While the Okanagan College (OC) Foundation has only been part of OC’s journey for 20 of the last 60 years, its role is no less important.
The foundation is the community engagement and fundraising arm of the institution.
“We exist to support and advance the mission and priorities of the college and support its students,” says Helen Jackman, foundation executive director.
The origins of the foundation actually date back to the early 1990s with the Bold Horizons Campaign which raised $4 million. Jackman says the foundation focuses on several priorities including capital projects, as well as program and student support.
A recent example of a successful capital project is the Health Sciences Center, located at the Kelowna campus, which opened in September 2021.
“In order to have the kind of exceptional facilities that we want for our students, and that the community deserves, we typically have to go to the community and say will you help us ensure that we’ve got enough funding to make this great,” says Jackman.
The $5 million campaign ran through the COVID-19 pandemic.
“It was at a time when I think everyone in the community recognized the perhaps overdue recognition of frontline health care professionals,” notes Jackman. “We were able to inspire and engage the community to support that campaign, even through those challenging times.”
Jackman says the foundation also works on finding donors who might be interested in a particular program at OC.

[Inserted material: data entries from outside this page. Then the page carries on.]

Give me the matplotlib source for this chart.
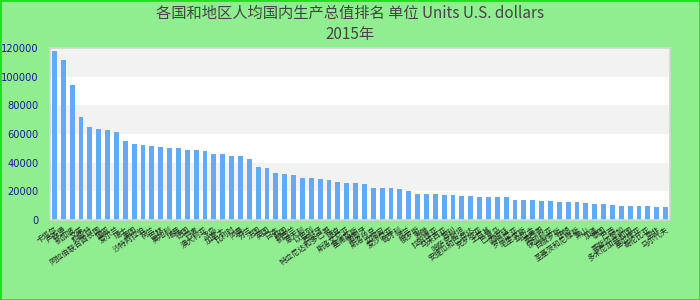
import matplotlib
matplotlib.use('Agg')
import matplotlib.pyplot as plt
import numpy as np

plt.rcParams['font.family'] = ['Noto Sans CJK SC', 'DejaVu Sans']

# Country names (x categories) and 2015 values in US dollars
countries = ['卡塔尔', '卢森堡', '新加坡', '文莱', '科威特', '阿拉伯联合酋长国', '挪威',
             '爱尔兰', '瑞士', '美国', '沙特阿拉伯', '荷兰', '巴林', '奥地利', '瑞典',
             '德国', '丹麦', '澳大利亚', '冰岛', '加拿大', '比利时', '阿曼', '芬兰',
             '法国', '英国', '日本', '韩国', '新西兰', '意大利', '以色列', '西班牙',
             '特立尼达和多巴哥', '捷克', '斯洛文尼亚', '塞浦路斯', '葡萄牙', '斯洛伐克',
             '立陶宛', '爱沙尼亚', '匈牙利', '波兰', '俄罗斯', '希腊', '拉脱维亚',
             '马来西亚', '智利', '哈萨克斯坦', '安提瓜和巴布达', '克罗地亚', '土耳其',
             '巴拿马', '阿根廷', '罗马尼亚', '毛里求斯', '乌拉圭', '墨西哥', '保加利亚',
             '白俄罗斯', '伊朗', '圣基茨和尼维斯', '黑山', '加蓬', '泰国', '巴西',
             '哥斯达黎加', '多米尼加共和国', '塞尔维亚', '哥伦比亚', '南非', '马尔代夫']
values = [118100, 111800, 94300, 72000, 65000, 63600, 62900, 61500, 55200, 53100,
          52400, 51700, 51000, 50300, 50300, 48900, 48900, 48200, 46100, 46100,
          44700, 44700, 42600, 37000, 36300, 32800, 32100, 31500, 29400, 29400,
          28700, 28000, 26600, 25900, 25900, 25200, 22400, 22400, 22400, 21700,
          20300, 18200, 18200, 18200, 17500, 17500, 16800, 16800, 16100, 16100,
          16100, 16100, 14000, 14000, 14000, 13300, 13300, 12600, 12600, 12600,
          11900, 11200, 11200, 10500, 9800, 9800, 9800, 9800, 9100, 9100]
yticks = [0, 20000, 40000, 60000, 80000, 100000, 120000]

fig = plt.figure(figsize=(7, 3), dpi=100, facecolor='#90ee90')
ax = fig.add_axes([50/700, 80/300, 620/700, 172/300])

# alternating background bands
for i in range(len(yticks) - 1):
    col = '#f2f2f2' if i % 2 == 1 else 'white'
    ax.axhspan(yticks[i], yticks[i+1], color=col, zorder=0, lw=0)

x = np.arange(len(countries))
ax.bar(x, values, width=0.56, color='#63a9f3', zorder=2)

ax.set_xlim(-0.5, len(countries) - 0.5)
ax.set_ylim(0, 120000)
ax.set_yticks(yticks)
ax.set_yticklabels([str(v) for v in yticks], color='#1a1a8c', fontsize=7.1,
                   family='DejaVu Sans')
ax.set_xticks(x)
ax.set_xticklabels(countries, rotation=35, ha='right', rotation_mode='anchor',
                   fontsize=5.5, color='#222222')
ax.tick_params(axis='both', length=0)
ax.tick_params(axis='y', pad=8)
ax.tick_params(axis='x', pad=4)
for s in ax.spines.values():
    s.set_color('#d4d4d4')
    s.set_linewidth(1.2)

fig.text(0.5, 0.955, '各国和地区人均国内生产总值排名 单位 Units U.S. dollars',
         ha='center', va='center', fontsize=11, color='#444444')
fig.text(0.5, 0.885, '2015年', ha='center', va='center', fontsize=11,
         color='#444444')

# outer border
fig.patches.append(plt.Rectangle((0, 0), 1, 1, transform=fig.transFigure,
                                 fill=False, edgecolor='#22dd22', lw=2))

fig.savefig('out.png', dpi=100, facecolor=fig.get_facecolor())
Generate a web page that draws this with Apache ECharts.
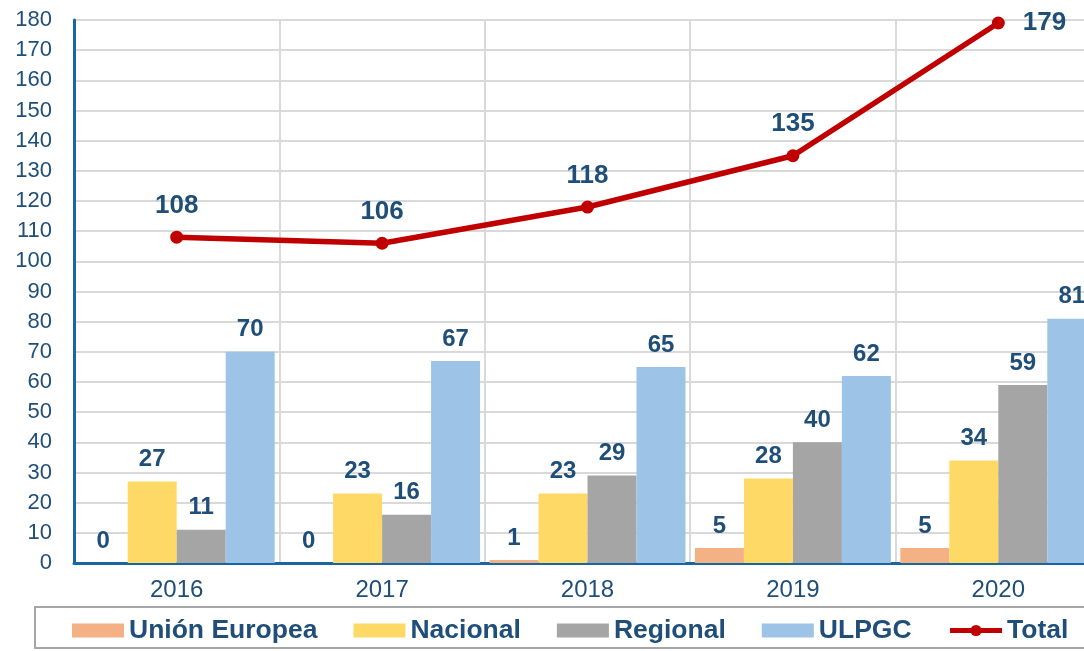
<!DOCTYPE html>
<html>
<head>
<meta charset="utf-8">
<script src="https://cdn.jsdelivr.net/npm/echarts@6/dist/echarts.min.js"></script>
<style>
  html, body { margin: 0; padding: 0; background: #fff; }
  #chart { width: 1084px; height: 651px; }
</style>
</head>
<body>
<div id="chart"></div>
<script>
  // datos
  var years = ['2016', '2017', '2018', '2019', '2020'];
  var unionEuropea = [0, 0, 1, 5, 5];
  var nacional = [27, 23, 23, 28, 34];
  var regional = [11, 16, 29, 40, 59];
  var ulpgc = [70, 67, 65, 62, 81];
  var total = [108, 106, 118, 135, 179];

  var txtColor = '#1F4E79';
  var font = '"Liberation Sans", Arial, sans-serif';

  var barLabel = {
    show: true,
    position: 'top',
    distance: 10,
    color: txtColor,
    fontWeight: 'bold',
    fontSize: 24,
    fontFamily: font
  };

  function bar(name, data, color) {
    return {
      name: name,
      type: 'bar',
      data: data,
      barGap: 0,
      barCategoryGap: '4.6%',
      itemStyle: { color: color },
      label: barLabel
    };
  }

  var chart = echarts.init(document.getElementById('chart'));
  chart.setOption({
    animation: false,
    textStyle: { fontFamily: font },
    // el área del gráfico sigue más allá del borde derecho
    grid: { left: 74, width: 1027, top: 20, bottom: 88, outerBoundsMode: 'none' },
    graphic: [{
      type: 'rect',
      z: -1,
      shape: { x: 35, y: 607, width: 1100, height: 41 },
      style: { fill: 'none', stroke: '#A6A6A6', lineWidth: 2 }
    }],
    legend: {
      left: 72,
      top: 617,
      padding: 0,
      itemGap: 36,
      itemWidth: 52,
      itemHeight: 14,
      textStyle: { color: txtColor, fontSize: 26.5, fontWeight: 'bold', fontFamily: font },
      data: [
        { name: 'Unión Europea', icon: 'rect' },
        { name: 'Nacional', icon: 'rect' },
        { name: 'Regional', icon: 'rect' },
        { name: 'ULPGC', icon: 'rect' },
        { name: 'Total', lineStyle: { width: 5 } }
      ]
    },
    xAxis: {
      type: 'category',
      data: years,
      axisTick: { show: false },
      axisLine: { lineStyle: { color: '#1A66A0', width: 3 } },
      axisLabel: { color: txtColor, fontSize: 24, margin: 15, fontFamily: font },
      splitLine: { show: true, lineStyle: { color: '#D9D9D9', width: 2 } }
    },
    yAxis: {
      type: 'value',
      min: 0,
      max: 180,
      interval: 10,
      axisLine: { show: true, lineStyle: { color: '#1A66A0', width: 3 } },
      axisTick: { show: false },
      axisLabel: { color: txtColor, fontSize: 22, margin: 22, fontFamily: font },
      splitLine: { lineStyle: { color: '#D9D9D9', width: 2 } }
    },
    series: [
      bar('Unión Europea', unionEuropea, '#F4B183'),
      bar('Nacional', nacional, '#FFD966'),
      bar('Regional', regional, '#A5A5A5'),
      bar('ULPGC', ulpgc, '#9DC3E6'),
      {
        name: 'Total',
        type: 'line',
        data: total.map(function (v, i) {
          if (i === total.length - 1) {
            return { value: v, label: { position: 'right', distance: 18 } };
          }
          return v;
        }),
        symbol: 'circle',
        symbolSize: 13,
        lineStyle: { color: '#C00000', width: 5.5 },
        itemStyle: { color: '#C00000' },
        label: {
          show: true,
          position: 'top',
          distance: 12,
          color: txtColor,
          fontWeight: 'bold',
          fontSize: 26,
          fontFamily: font
        },
        z: 5
      }
    ]
  });
</script>
</body>
</html>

“It might be that the donor has an interest in business and so they’ll support the development of an entrepreneurship program.”
Jackman also points out that many donors are passionate about supporting students and helping to break down barriers to education.
“They’re helping students achieve their educational goals and through that, they can help them transform their lives. We have usually distributed about $ 1 million a year in awards, scholarships, and bursaries for students.”
That support translates into benefits and positive impacts for Okanagan communities.
“The majority of our students today live and work in the college’s various regions,” says Jackman. “Whether that’s trades, business, health, service organizations, students go on to have a huge impact in terms of prosperity and the regional economy.”
The reward for the foundation, she says, is the donor relationships and seeing students succeed.
“We get to help them realize their philanthropic goals. So when you get to be part of facilitating that and bringing those people together, that’s the magic.”
While the provincial government provides most of the capital funding for a new building or facility, the community and philanthropists are perhaps more important in helping the foundation reach its fundraising goals.
There have been significant donations to the college over the years.
In 2011, the Jimmy Pattison Foundation gifted $2.5 million to help establish the Centre of Excellence at the Penticton campus.
The $8 million fundraising campaign to build the Trades Training Centre in Kelowna in 2018 was helped by a $1 million donation by the Jacobson family in memory of Ron Jacobson.
He owned and operated Jacobsen Pontiac Buick in Kelowna for more than 40 years.
Looking ahead, Jackman says there are exciting new projects to look forward to including childcare on the Vernon campus, and a wellness centre campaign in Kelowna.
“We’ve got an increasingly important role to play in student needs and support, especially through a time where the cost of living is so great locally. We’re looking forward to continuing to engage the community to support the institution.”